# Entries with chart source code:

------------

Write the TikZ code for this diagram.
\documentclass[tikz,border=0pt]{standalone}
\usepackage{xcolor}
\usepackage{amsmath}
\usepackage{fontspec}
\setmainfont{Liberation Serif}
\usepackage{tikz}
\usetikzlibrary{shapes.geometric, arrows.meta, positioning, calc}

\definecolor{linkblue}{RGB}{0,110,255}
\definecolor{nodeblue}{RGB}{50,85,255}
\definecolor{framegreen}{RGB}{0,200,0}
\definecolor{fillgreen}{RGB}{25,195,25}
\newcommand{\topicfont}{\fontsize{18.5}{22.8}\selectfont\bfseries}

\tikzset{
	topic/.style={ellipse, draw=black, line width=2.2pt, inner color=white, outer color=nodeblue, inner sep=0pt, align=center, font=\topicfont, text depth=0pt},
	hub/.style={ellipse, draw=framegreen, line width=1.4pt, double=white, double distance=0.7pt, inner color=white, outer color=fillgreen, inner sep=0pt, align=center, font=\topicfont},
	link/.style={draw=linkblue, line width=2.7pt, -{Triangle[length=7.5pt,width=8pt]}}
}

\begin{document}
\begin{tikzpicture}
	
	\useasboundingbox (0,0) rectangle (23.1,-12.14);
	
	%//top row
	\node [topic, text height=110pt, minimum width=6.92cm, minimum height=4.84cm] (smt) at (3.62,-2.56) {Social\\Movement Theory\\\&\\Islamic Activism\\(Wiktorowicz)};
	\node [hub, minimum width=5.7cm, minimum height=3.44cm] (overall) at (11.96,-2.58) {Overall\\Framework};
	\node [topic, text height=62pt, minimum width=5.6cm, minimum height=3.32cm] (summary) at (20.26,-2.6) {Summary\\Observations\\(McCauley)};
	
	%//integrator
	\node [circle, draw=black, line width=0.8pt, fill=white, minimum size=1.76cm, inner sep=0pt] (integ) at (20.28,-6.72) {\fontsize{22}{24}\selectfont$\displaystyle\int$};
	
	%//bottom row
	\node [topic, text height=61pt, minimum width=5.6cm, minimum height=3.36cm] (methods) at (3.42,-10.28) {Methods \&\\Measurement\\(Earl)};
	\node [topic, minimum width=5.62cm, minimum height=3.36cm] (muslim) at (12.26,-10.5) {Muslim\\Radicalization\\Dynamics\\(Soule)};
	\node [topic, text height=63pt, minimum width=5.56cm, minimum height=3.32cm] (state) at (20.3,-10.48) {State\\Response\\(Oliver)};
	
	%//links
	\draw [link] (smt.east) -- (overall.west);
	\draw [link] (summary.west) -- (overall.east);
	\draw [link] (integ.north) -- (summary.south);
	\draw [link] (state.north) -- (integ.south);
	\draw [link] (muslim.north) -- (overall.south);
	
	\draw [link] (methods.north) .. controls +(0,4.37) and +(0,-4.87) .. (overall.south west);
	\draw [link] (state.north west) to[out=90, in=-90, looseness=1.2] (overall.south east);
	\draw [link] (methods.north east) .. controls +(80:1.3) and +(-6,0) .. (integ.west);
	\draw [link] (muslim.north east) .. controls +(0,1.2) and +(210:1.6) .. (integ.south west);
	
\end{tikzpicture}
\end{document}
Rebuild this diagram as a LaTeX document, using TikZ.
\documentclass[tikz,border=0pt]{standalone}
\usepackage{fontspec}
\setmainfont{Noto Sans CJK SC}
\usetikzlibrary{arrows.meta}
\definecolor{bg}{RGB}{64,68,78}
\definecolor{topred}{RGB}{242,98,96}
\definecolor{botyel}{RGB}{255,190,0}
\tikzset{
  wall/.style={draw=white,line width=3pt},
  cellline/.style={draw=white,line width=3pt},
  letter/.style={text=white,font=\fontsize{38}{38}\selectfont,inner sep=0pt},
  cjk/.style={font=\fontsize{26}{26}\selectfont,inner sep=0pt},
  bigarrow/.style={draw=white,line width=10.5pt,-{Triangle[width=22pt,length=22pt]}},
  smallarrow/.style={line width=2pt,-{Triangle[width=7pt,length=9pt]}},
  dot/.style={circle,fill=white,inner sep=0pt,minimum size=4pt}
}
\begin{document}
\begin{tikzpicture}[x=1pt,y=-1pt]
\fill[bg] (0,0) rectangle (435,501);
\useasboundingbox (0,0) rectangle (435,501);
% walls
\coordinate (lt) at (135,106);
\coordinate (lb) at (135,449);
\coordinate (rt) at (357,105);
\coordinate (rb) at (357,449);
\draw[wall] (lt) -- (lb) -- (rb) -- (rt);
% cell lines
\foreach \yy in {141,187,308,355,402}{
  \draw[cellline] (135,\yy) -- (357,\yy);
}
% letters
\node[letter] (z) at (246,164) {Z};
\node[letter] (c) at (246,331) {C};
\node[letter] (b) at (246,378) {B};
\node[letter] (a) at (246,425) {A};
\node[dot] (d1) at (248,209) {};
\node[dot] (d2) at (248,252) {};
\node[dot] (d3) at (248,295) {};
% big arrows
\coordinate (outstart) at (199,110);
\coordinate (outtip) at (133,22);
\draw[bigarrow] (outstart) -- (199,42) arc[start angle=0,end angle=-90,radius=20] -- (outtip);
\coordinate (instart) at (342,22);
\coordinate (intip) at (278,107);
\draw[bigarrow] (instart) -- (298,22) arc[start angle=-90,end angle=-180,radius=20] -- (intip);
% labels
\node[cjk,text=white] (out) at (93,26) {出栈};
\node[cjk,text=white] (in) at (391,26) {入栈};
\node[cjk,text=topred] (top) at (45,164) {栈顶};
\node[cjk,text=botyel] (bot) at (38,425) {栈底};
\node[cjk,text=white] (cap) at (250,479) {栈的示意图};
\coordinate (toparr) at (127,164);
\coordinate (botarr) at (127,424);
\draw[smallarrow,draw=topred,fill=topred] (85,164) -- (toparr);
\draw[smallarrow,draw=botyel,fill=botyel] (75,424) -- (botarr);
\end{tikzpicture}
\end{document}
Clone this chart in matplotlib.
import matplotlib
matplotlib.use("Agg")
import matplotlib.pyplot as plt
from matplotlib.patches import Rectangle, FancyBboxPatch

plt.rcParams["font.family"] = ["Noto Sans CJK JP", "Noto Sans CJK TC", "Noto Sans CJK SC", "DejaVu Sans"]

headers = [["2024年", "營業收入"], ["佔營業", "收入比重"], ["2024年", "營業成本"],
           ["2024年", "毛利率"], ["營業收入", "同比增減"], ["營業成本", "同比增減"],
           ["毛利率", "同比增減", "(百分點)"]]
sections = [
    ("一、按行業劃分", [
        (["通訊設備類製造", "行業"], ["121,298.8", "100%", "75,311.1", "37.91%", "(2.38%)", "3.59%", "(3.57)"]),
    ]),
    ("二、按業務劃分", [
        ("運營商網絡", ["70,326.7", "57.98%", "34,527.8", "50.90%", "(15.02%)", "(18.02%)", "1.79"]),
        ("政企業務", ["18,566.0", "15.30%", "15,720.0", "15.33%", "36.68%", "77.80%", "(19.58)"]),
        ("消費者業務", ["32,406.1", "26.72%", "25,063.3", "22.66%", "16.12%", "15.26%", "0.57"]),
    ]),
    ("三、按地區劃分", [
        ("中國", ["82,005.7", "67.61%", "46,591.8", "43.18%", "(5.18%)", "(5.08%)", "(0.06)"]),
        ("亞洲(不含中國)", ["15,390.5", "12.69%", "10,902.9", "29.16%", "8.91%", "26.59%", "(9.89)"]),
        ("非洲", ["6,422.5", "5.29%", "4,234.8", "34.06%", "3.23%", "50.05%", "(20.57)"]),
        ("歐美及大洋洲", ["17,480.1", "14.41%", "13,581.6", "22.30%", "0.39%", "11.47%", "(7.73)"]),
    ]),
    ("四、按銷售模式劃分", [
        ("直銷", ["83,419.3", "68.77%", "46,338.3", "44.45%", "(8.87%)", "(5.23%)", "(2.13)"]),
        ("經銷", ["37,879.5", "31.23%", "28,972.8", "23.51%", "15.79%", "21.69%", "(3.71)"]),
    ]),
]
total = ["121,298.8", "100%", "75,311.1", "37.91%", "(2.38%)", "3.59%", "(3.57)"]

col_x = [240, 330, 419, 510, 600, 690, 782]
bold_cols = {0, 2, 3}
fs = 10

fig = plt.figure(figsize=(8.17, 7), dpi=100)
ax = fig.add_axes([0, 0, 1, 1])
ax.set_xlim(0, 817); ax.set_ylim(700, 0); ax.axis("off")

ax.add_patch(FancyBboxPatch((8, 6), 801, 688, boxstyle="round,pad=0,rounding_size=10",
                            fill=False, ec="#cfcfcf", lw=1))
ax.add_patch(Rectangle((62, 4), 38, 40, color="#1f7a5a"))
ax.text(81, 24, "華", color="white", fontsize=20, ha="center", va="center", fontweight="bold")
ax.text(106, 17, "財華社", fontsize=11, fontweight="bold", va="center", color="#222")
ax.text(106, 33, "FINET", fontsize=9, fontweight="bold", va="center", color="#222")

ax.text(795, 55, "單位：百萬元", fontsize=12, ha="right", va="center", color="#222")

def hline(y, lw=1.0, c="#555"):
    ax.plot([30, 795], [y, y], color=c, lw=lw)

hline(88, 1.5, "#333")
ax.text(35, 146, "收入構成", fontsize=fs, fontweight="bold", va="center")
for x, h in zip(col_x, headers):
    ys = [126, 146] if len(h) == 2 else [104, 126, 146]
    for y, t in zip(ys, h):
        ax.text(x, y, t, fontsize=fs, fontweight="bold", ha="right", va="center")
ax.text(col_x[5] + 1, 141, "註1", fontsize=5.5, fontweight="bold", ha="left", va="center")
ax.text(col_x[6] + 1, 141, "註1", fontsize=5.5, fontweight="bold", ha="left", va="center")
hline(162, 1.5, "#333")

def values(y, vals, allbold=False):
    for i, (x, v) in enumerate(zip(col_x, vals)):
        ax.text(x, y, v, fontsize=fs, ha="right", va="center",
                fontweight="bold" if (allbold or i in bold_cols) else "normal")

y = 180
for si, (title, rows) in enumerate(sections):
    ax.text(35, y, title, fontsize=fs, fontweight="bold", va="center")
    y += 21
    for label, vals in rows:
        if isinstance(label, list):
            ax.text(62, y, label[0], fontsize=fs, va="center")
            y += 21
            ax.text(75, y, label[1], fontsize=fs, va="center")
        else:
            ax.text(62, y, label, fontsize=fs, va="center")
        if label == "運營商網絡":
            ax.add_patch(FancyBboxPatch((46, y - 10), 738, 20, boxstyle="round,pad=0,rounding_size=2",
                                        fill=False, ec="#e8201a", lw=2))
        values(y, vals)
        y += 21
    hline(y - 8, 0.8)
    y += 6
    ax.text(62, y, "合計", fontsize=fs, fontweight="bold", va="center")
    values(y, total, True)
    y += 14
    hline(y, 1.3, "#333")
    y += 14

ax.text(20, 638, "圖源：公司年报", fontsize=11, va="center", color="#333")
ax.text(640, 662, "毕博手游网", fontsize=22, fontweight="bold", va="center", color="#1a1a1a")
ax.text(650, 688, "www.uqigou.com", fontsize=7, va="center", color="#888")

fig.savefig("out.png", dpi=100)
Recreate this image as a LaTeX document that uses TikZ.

------------

# Instruction:
Please print exactly, and only, the lines from the line with "Clone this chart in matplotlib." to the line with "ax.set_xlim(0, 817); ax.set_ylim(700, 0);", both included.

# Exercise answer:
Clone this chart in matplotlib.
import matplotlib
matplotlib.use("Agg")
import matplotlib.pyplot as plt
from matplotlib.patches import Rectangle, FancyBboxPatch

plt.rcParams["font.family"] = ["Noto Sans CJK JP", "Noto Sans CJK TC", "Noto Sans CJK SC", "DejaVu Sans"]

headers = [["2024年", "營業收入"], ["佔營業", "收入比重"], ["2024年", "營業成本"],
           ["2024年", "毛利率"], ["營業收入", "同比增減"], ["營業成本", "同比增減"],
           ["毛利率", "同比增減", "(百分點)"]]
sections = [
    ("一、按行業劃分", [
        (["通訊設備類製造", "行業"], ["121,298.8", "100%", "75,311.1", "37.91%", "(2.38%)", "3.59%", "(3.57)"]),
    ]),
    ("二、按業務劃分", [
        ("運營商網絡", ["70,326.7", "57.98%", "34,527.8", "50.90%", "(15.02%)", "(18.02%)", "1.79"]),
        ("政企業務", ["18,566.0", "15.30%", "15,720.0", "15.33%", "36.68%", "77.80%", "(19.58)"]),
        ("消費者業務", ["32,406.1", "26.72%", "25,063.3", "22.66%", "16.12%", "15.26%", "0.57"]),
    ]),
    ("三、按地區劃分", [
        ("中國", ["82,005.7", "67.61%", "46,591.8", "43.18%", "(5.18%)", "(5.08%)", "(0.06)"]),
        ("亞洲(不含中國)", ["15,390.5", "12.69%", "10,902.9", "29.16%", "8.91%", "26.59%", "(9.89)"]),
        ("非洲", ["6,422.5", "5.29%", "4,234.8", "34.06%", "3.23%", "50.05%", "(20.57)"]),
        ("歐美及大洋洲", ["17,480.1", "14.41%", "13,581.6", "22.30%", "0.39%", "11.47%", "(7.73)"]),
    ]),
    ("四、按銷售模式劃分", [
        ("直銷", ["83,419.3", "68.77%", "46,338.3", "44.45%", "(8.87%)", "(5.23%)", "(2.13)"]),
        ("經銷", ["37,879.5", "31.23%", "28,972.8", "23.51%", "15.79%", "21.69%", "(3.71)"]),
    ]),
]
total = ["121,298.8", "100%", "75,311.1", "37.91%", "(2.38%)", "3.59%", "(3.57)"]

col_x = [240, 330, 419, 510, 600, 690, 782]
bold_cols = {0, 2, 3}
fs = 10

fig = plt.figure(figsize=(8.17, 7), dpi=100)
ax = fig.add_axes([0, 0, 1, 1])
ax.set_xlim(0, 817); ax.set_ylim(700, 0); ax.axis("off")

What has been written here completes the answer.